You can use it like this :
Some model class :
public class Aeroplane
{
public string? Model { get; set; }
public string? Manufacturer { get; set; }
public int YearBuilt { get; set; }
public int PassengerCount { get; set; }
}
Usage sample :
var aeroplane = new Aeroplane
{
Manufacturer = "Boeing",
Model = "747",
PassengerCount = 350,
YearBuilt = 2005
};
var aeroPlane3 = Singleton<Aeroplane>.Instance;
var aeroPlane4 = Singleton<Aeroplane>.Instance;
Console.WriteLine($"Aeroplane3 and aeroplane4 is same object? {Object.ReferenceEquals(aeroPlane3, aeroPlane4)}");
Outputs 'true'.
Trying to re-init type T Singleton to another object fails :
var aeroplane2 = new Aeroplane
{
Manufacturer = "Sopwith Aviation Company",
Model = "Sophwith Camel",
PassengerCount = 1,
YearBuilt = 1917
};
Singleton<Aeroplane>.Init(new Lazy<Aeroplane>(aeroplane2));
You can of course just access the Singleton with initing it - it will call the default public constructor. Possible you could have a way of setting a custom constructor here instead of passing an object as a sort of 'factory pattern'.
var aeroplaneDefaultInstantiated = Singleton<Aeroplane>.Instance;
Default instantiation - calls the parameterless public constructor of type T.

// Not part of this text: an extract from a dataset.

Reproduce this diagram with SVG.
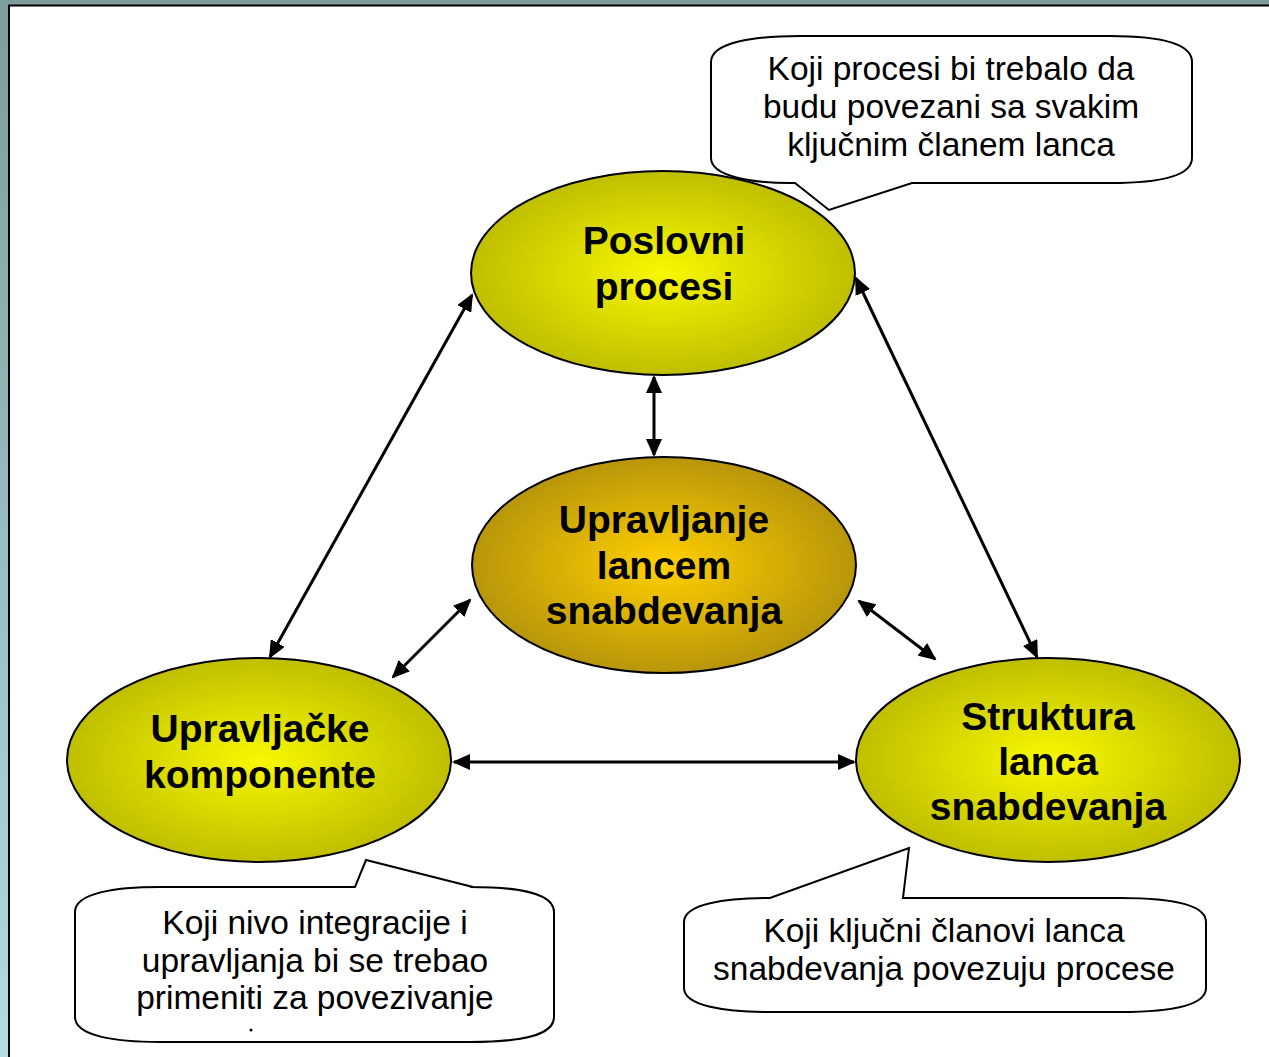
<svg xmlns="http://www.w3.org/2000/svg" width="1269" height="1057" viewBox="0 0 1269 1057">
<style>
.node{stroke:#000;stroke-width:2}
.lbl{font-family:"Liberation Sans",Arial,sans-serif;font-weight:bold;font-size:39px;text-anchor:middle;fill:#000}
.call{fill:#fff;stroke:#000;stroke-width:2;stroke-linejoin:miter}
.ct{font-family:"Liberation Sans",Arial,sans-serif;font-size:33.5px;text-anchor:middle;fill:#000}
.conn{stroke:#000;stroke-width:3;fill:none;marker-start:url(#ah);marker-end:url(#ah)}
</style>
<defs>
<radialGradient id="gy" cx="50%" cy="50%" r="50%">
<stop offset="0" stop-color="#f8f800"/>
<stop offset="1" stop-color="#bfbf00"/>
</radialGradient>
<radialGradient id="gg" cx="50%" cy="50%" r="50%">
<stop offset="0" stop-color="#ffd000"/>
<stop offset="1" stop-color="#b8960a"/>
</radialGradient>
<linearGradient id="side" x1="0" y1="0" x2="0" y2="1">
<stop offset="0" stop-color="#7d9c9c"/>
<stop offset="1" stop-color="#b2dcdf"/>
</linearGradient>
<marker id="ah" viewBox="0 0 18 16" refX="16" refY="8" markerWidth="18" markerHeight="16" markerUnits="userSpaceOnUse" orient="auto-start-reverse">
<path d="M0,0 L18,8 L0,16 Z" fill="#000"/>
</marker>
</defs>
<rect x="0" y="0" width="1269" height="1057" fill="#fff"/>
<rect x="0" y="0" width="1269" height="5" fill="#7d9c9c"/>
<rect x="0" y="0" width="8" height="1057" fill="url(#side)"/>
<path d="M9,1057 L9,5.5 L1269,5.5" fill="none" stroke="#000" stroke-width="2"/>

<g id="connectors">
<line class="conn" x1="472" y1="295" x2="270" y2="657"/>
<line class="conn" x1="856" y1="278" x2="1037" y2="657"/>
<line class="conn" x1="654" y1="377" x2="654" y2="455"/>
<line class="conn" x1="470" y1="600" x2="393" y2="677"/>
<line class="conn" x1="859" y1="601" x2="935" y2="659"/>
<line class="conn" x1="454" y1="762" x2="854" y2="762"/>
</g>

<g id="node-poslovni">
<ellipse class="node" cx="663" cy="273" rx="192" ry="102" fill="url(#gy)"/>
<text class="lbl" x="664" y="254">Poslovni</text>
<text class="lbl" x="664" y="300">procesi</text>
</g>
<g id="node-upravljanje">
<ellipse class="node" cx="664" cy="565" rx="192" ry="108" fill="url(#gg)"/>
<text class="lbl" x="664" y="533">Upravljanje</text>
<text class="lbl" x="664" y="579">lancem</text>
<text class="lbl" x="664" y="624">snabdevanja</text>
</g>
<g id="node-komponente">
<ellipse class="node" cx="259" cy="760" rx="192" ry="102" fill="url(#gy)"/>
<text class="lbl" x="260" y="742">Upravljačke</text>
<text class="lbl" x="260" y="788">komponente</text>
</g>
<g id="node-struktura">
<ellipse class="node" cx="1048" cy="760" rx="192" ry="102" fill="url(#gy)"/>
<text class="lbl" x="1048" y="730">Struktura</text>
<text class="lbl" x="1048" y="775">lanca</text>
<text class="lbl" x="1048" y="820">snabdevanja</text>
</g>

<g id="callout-top">
<path class="call" d="M711,62 C711,42 755,36 800,36 L1110,36 C1160,36 1192,43 1192,62 L1192,158 C1192,176 1160,183 1110,183 L912,183 L829,210 L795,183 L790,183 C750,183 711,176 711,158 Z"/>
<text class="ct" x="951" y="80">Koji procesi bi trebalo da</text>
<text class="ct" x="951" y="118">budu povezani sa svakim</text>
<text class="ct" x="951" y="156">ključnim članem lanca</text>
</g>
<g id="callout-left">
<path class="call" d="M75,912 C75,893 115,887 160,887 L355,887 L366,860 L473,887 L470,887 C520,887 554,893 554,912 L554,1017 C554,1036 520,1042 470,1042 L160,1042 C115,1042 75,1036 75,1017 Z"/>
<text class="ct" x="315" y="934">Koji nivo integracije i</text>
<text class="ct" x="315" y="972">upravljanja bi se trebao</text>
<text class="ct" x="315" y="1009">primeniti za povezivanje</text>
<circle cx="251" cy="1030" r="1.5" fill="#000"/>
</g>
<g id="callout-right">
<path class="call" d="M684,922 C684,904 725,898 770,898 L909,848 L903,898 L1120,898 C1170,898 1206,904 1206,922 L1206,988 C1206,1006 1170,1012 1120,1012 L770,1012 C725,1012 684,1006 684,988 Z"/>
<text class="ct" x="944" y="942">Koji ključni članovi lanca</text>
<text class="ct" x="944" y="980">snabdevanja povezuju procese</text>
</g>
</svg>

You don't need all that, C# already has a good singleton pattern built-in.
static class Foo
If you need anything more interesting than that, chances are your new singleton is going to be just different enough that your generic pattern is going to be useless.
EDIT: By "anything more interesting" I'm including inheritance. If you can inherit from a singleton, it isn't a singleton any more.